Canadian Association of Physicists
- Abbreviation: CAP / ACP
- Formation: 1945
- Type: Professional association
- Headquarters: Renfrew, Ontario, Canada
- Region served: Canada
- Members: ~1,600
- Official language: English, French
- President: Pierre Benard (Université du Québec à Trois-Rivières)
- Website: http://www.cap.ca

= Canadian Association of Physicists =

Canadian professional society

Canadian Association of Physicists (CAP), or in French Association canadienne des physiciens et physiciennes (ACP) is a Canadian professional society that focuses on creating awareness among Canadians and Canadian legislators of physics issues, sponsoring physics related events, physics outreach, and publishes Physics in Canada. It was founded in July 1945. The organization has over 1,600 members and is bilingual, functioning in English and French.

==P. Phys. professional certification==
The CAP can appoint an official designation called the P. Phys. which stands for Professional Physicist, similar to the designation of P. Eng. which stands for Professional Engineer. This designation was unveiled at the CAP congress in 1999 and more than 200 people carry this distinction.

==Physics contests==
The Canadian Association of Physics hosts several CAP physics contests across Canada each year, aimed at different levels of physics students. The CAP High School Prize exam is offered across Canada once a year, usually in early April, and aims to challenge physics students on their physics knowledge. It is a national exam and the top participants are invited to try out for the Canadian Physics Olympiad international team trained by volunteers from the University of British Columbia.

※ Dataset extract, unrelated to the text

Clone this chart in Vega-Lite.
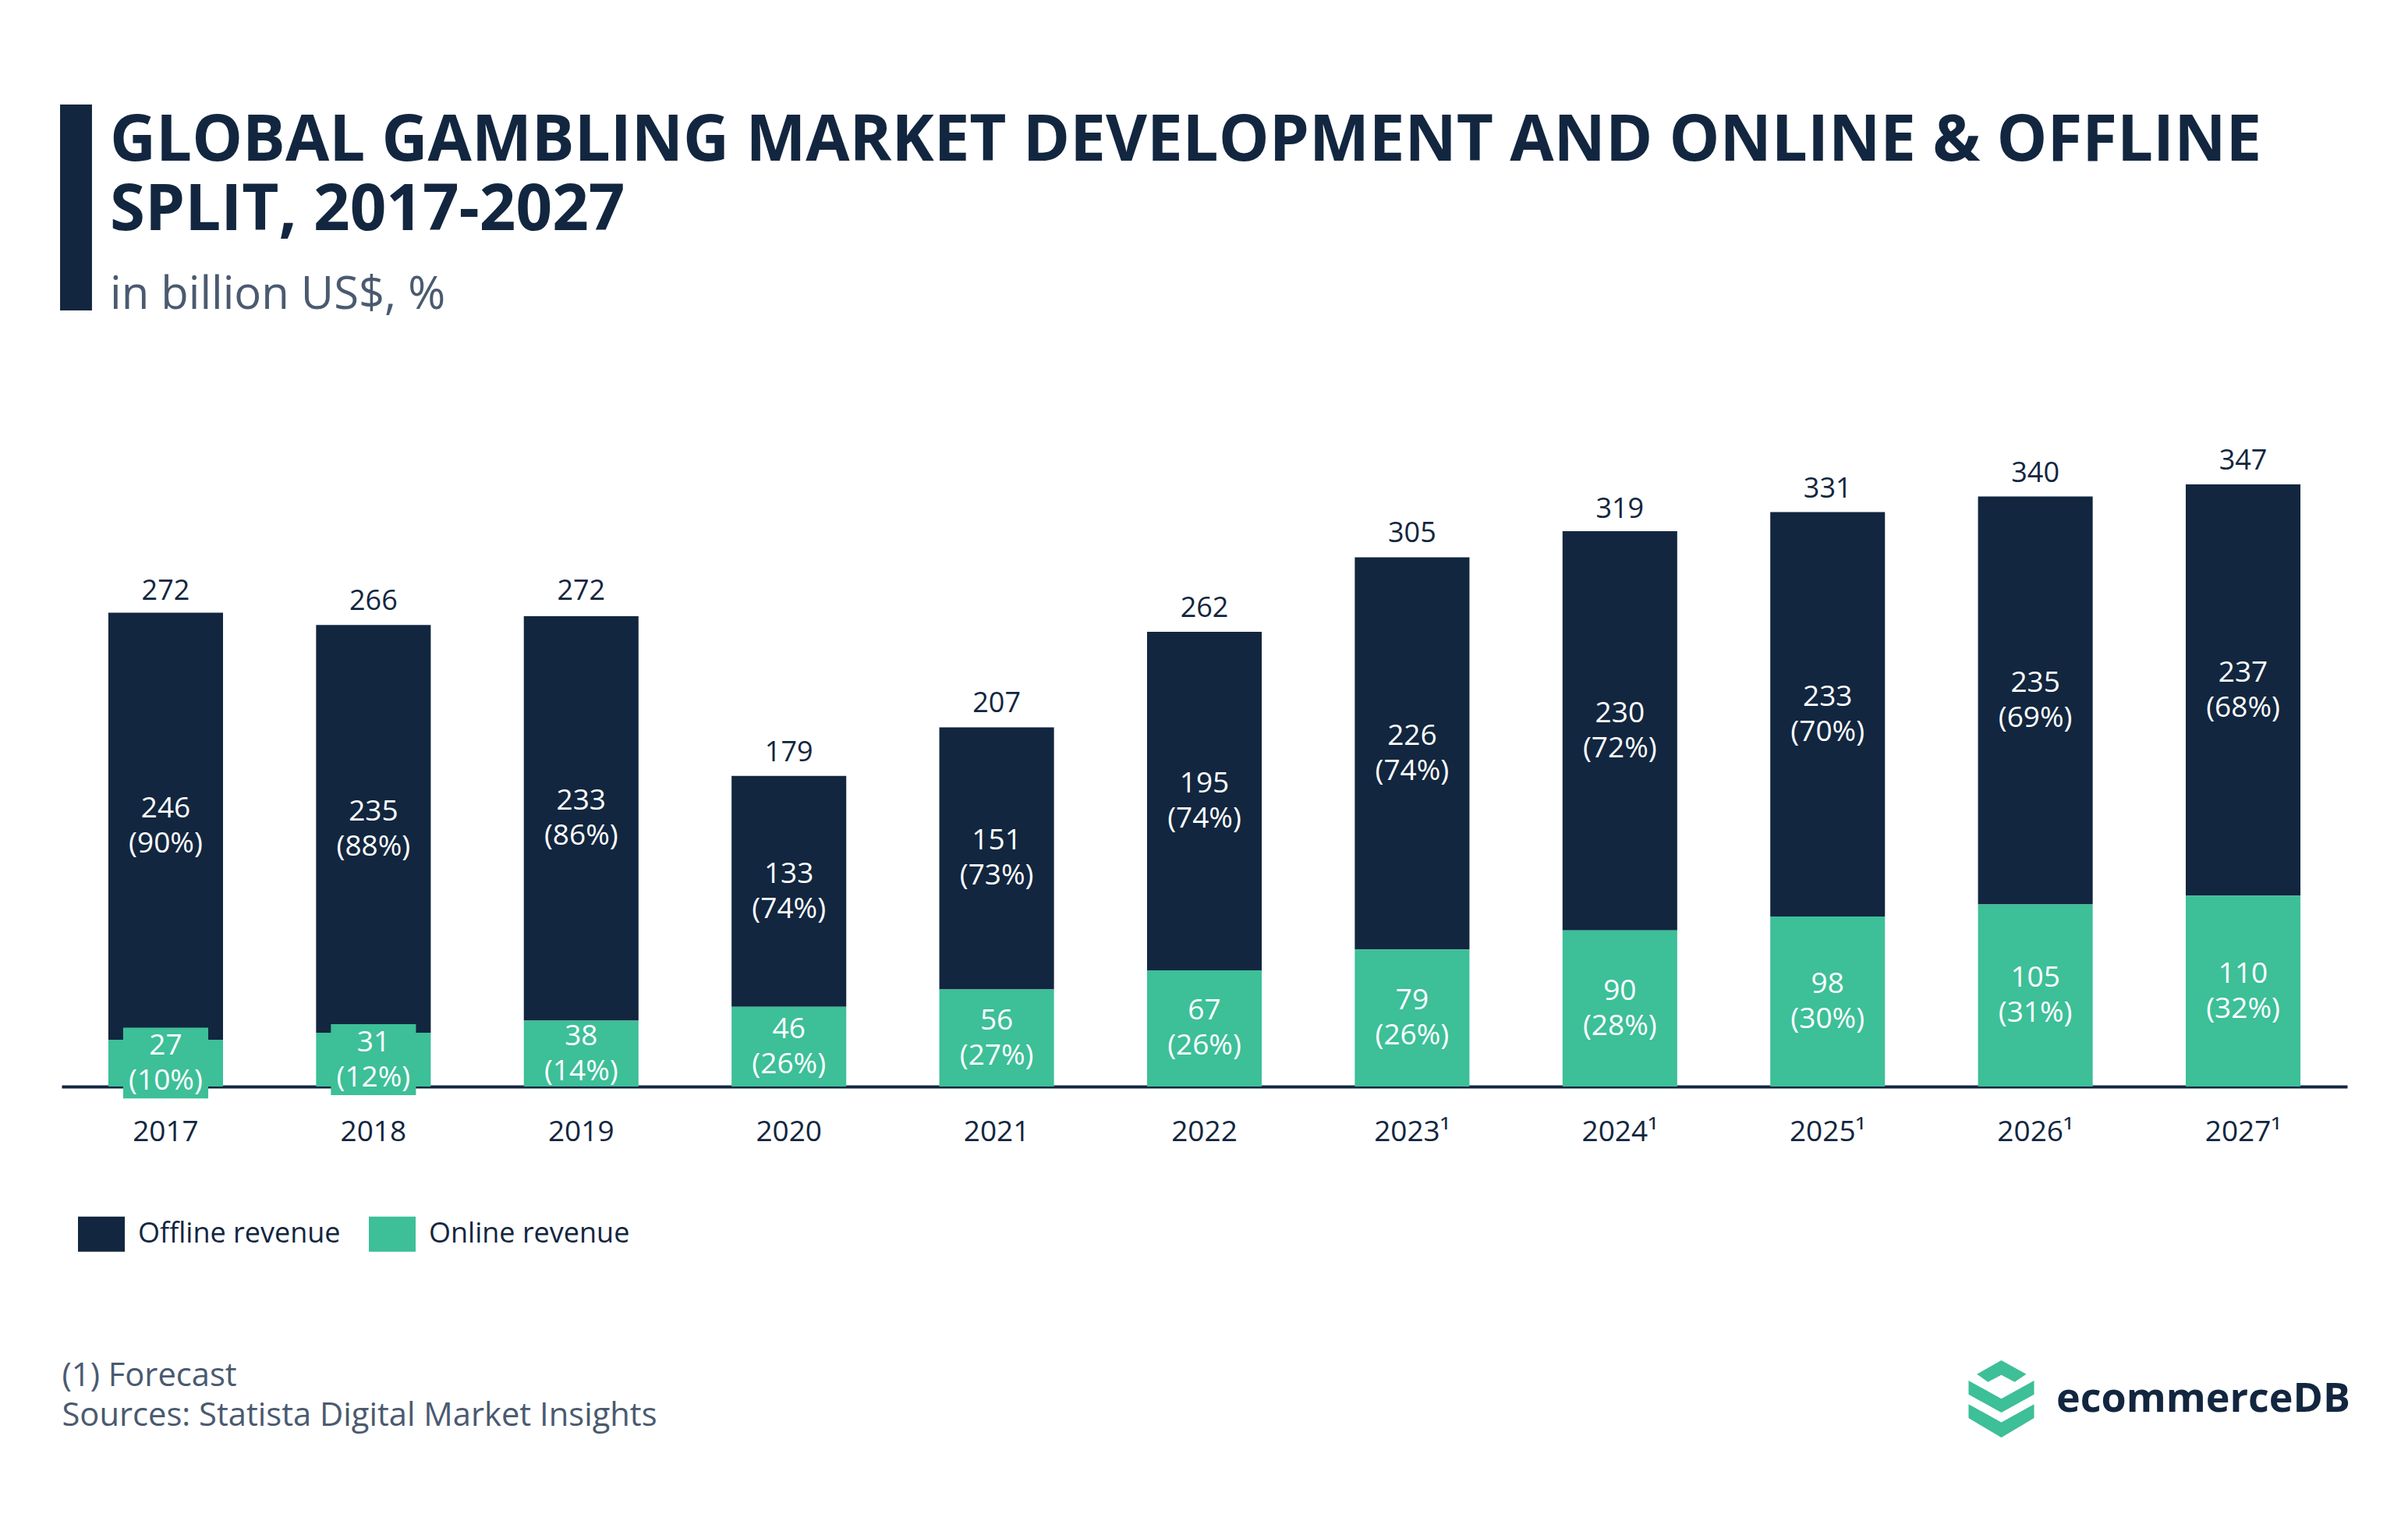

The CAP Lloyd G. Elliott Prize exam, also known as the "University Prize Exam", is offered once a year, usually in early February, to Canadian university undergraduate physics students. The CAP Best Student Presentation Competition is held during the CAP's annual congress. The CAP awards prizes to the physics students who make the three best oral presentations and the three physics students who make the three best poster presentations.

==CAP Congress==

The CAP holds an annual congress each year to discuss internal matters, hold elections, hold oral and poster sessions, give formation workshops to high school physics teachers, and hold the Herzberg Public Memorial lecture. The 2025 Congress was held at the University of Saskatechewan in Saskatoon, Saskatechewan, Canada from June 8-14. The 2026 Congress will be held at the University of Ottawa and Carleton University in Ottawa, Ontario, Canada, June 22-26.

==CAP Herzberg Medal==
The CAP awards the Herzberg medal for outstanding research achievement by a Canadian physicist within 12 years of completing his or her doctorate. This medal is named after Canadian Nobel-prize winner Gerhard Herzberg and has been given annually since 1970.

==CAP Fellowship==

The CAP Fellowship recognizes active members who have made significant contributions to the Canadian physics community. The inaugural recipients were Nobel Prize laureates Arthur B. McDonald and Donna Strickland.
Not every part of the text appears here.